## Begin

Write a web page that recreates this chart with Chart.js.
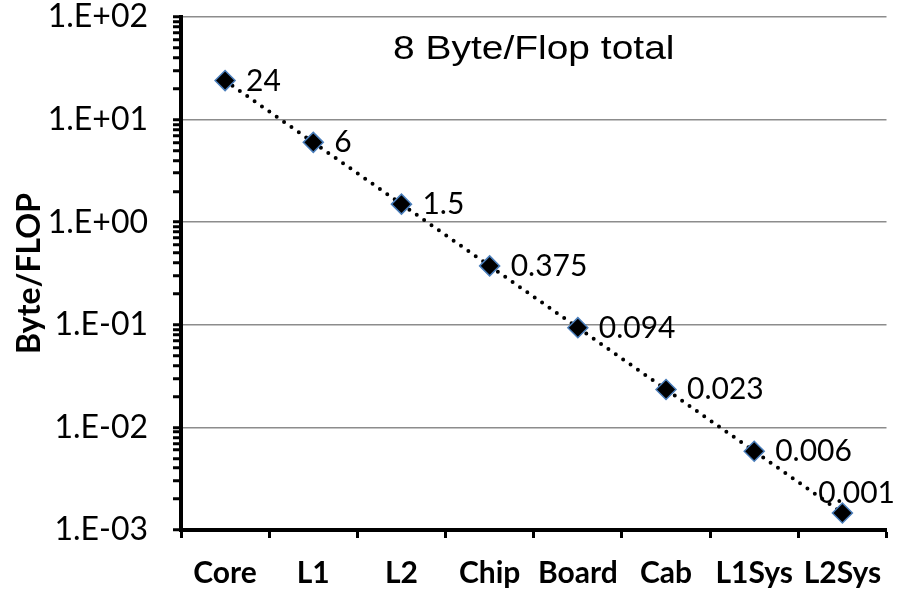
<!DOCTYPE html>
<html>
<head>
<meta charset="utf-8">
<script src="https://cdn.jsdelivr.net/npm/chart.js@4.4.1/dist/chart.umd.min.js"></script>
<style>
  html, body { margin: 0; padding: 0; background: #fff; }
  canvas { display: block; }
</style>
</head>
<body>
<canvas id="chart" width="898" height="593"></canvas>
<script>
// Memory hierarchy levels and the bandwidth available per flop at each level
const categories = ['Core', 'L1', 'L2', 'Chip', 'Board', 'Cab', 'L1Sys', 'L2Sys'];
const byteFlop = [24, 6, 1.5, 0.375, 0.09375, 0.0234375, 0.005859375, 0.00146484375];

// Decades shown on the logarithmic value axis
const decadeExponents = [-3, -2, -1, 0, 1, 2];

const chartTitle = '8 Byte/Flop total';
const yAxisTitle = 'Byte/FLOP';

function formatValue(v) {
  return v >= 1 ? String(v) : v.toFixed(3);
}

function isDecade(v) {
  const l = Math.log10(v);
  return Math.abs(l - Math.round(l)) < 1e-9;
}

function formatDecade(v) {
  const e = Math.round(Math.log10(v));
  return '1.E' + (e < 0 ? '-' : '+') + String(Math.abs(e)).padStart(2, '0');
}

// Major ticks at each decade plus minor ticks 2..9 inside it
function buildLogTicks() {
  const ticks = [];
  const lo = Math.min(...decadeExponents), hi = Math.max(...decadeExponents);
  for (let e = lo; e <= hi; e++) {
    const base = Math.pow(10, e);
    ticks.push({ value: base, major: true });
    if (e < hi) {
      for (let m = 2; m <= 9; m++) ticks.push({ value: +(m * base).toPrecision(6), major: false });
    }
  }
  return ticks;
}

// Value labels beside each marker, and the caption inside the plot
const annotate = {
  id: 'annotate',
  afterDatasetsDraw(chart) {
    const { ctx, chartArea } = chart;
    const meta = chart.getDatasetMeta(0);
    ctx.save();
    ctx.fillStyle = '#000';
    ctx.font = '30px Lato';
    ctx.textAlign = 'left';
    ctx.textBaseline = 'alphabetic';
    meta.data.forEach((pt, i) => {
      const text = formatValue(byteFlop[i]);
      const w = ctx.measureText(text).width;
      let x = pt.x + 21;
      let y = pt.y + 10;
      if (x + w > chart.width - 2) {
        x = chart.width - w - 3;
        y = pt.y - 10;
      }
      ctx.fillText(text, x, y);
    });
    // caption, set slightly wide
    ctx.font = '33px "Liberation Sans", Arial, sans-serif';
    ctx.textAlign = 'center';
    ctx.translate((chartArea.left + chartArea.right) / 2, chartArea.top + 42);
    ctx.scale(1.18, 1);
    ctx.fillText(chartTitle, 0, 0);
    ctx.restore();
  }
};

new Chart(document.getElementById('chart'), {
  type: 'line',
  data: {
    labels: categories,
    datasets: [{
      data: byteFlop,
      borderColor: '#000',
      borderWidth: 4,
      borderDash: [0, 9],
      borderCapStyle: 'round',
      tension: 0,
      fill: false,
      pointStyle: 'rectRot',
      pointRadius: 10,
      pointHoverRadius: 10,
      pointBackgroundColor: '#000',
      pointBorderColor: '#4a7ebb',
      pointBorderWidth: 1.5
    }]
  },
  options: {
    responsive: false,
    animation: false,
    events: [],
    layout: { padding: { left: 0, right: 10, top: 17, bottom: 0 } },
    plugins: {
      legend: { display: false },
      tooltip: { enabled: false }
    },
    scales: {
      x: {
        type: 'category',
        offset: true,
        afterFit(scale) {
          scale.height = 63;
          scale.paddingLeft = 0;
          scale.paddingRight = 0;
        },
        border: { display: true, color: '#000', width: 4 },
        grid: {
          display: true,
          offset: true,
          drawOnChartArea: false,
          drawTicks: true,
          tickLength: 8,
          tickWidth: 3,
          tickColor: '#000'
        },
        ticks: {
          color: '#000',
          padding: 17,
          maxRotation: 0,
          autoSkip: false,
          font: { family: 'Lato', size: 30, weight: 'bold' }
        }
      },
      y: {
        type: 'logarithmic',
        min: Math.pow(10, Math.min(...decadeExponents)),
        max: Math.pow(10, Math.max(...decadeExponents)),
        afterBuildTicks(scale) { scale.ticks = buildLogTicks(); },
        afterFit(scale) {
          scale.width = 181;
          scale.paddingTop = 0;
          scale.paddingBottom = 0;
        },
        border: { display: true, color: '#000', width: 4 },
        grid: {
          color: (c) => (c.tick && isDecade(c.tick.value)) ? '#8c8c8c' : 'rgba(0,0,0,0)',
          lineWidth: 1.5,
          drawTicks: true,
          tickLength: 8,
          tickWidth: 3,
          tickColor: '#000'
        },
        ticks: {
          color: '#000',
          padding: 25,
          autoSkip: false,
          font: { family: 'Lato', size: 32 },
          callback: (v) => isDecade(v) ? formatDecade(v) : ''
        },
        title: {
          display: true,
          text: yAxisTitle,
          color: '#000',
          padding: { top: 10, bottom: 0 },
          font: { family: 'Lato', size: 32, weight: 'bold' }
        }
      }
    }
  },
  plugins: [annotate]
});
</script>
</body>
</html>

## End

GIVEN PROBLEM: Leave the pictures out and please restate exactly the lines running from the start of the material through the one with "const yAxisTitle = 'Byte/FLOP';".

WRITTEN SOLUTION:
Write a web page that recreates this chart with Chart.js.
<!DOCTYPE html>
<html>
<head>
<meta charset="utf-8">
<script src="https://cdn.jsdelivr.net/npm/chart.js@4.4.1/dist/chart.umd.min.js"></script>
<style>
  html, body { margin: 0; padding: 0; background: #fff; }
  canvas { display: block; }
</style>
</head>
<body>
<canvas id="chart" width="898" height="593"></canvas>
<script>
// Memory hierarchy levels and the bandwidth available per flop at each level
const categories = ['Core', 'L1', 'L2', 'Chip', 'Board', 'Cab', 'L1Sys', 'L2Sys'];
const byteFlop = [24, 6, 1.5, 0.375, 0.09375, 0.0234375, 0.005859375, 0.00146484375];

// Decades shown on the logarithmic value axis
const decadeExponents = [-3, -2, -1, 0, 1, 2];

const chartTitle = '8 Byte/Flop total';
const yAxisTitle = 'Byte/FLOP';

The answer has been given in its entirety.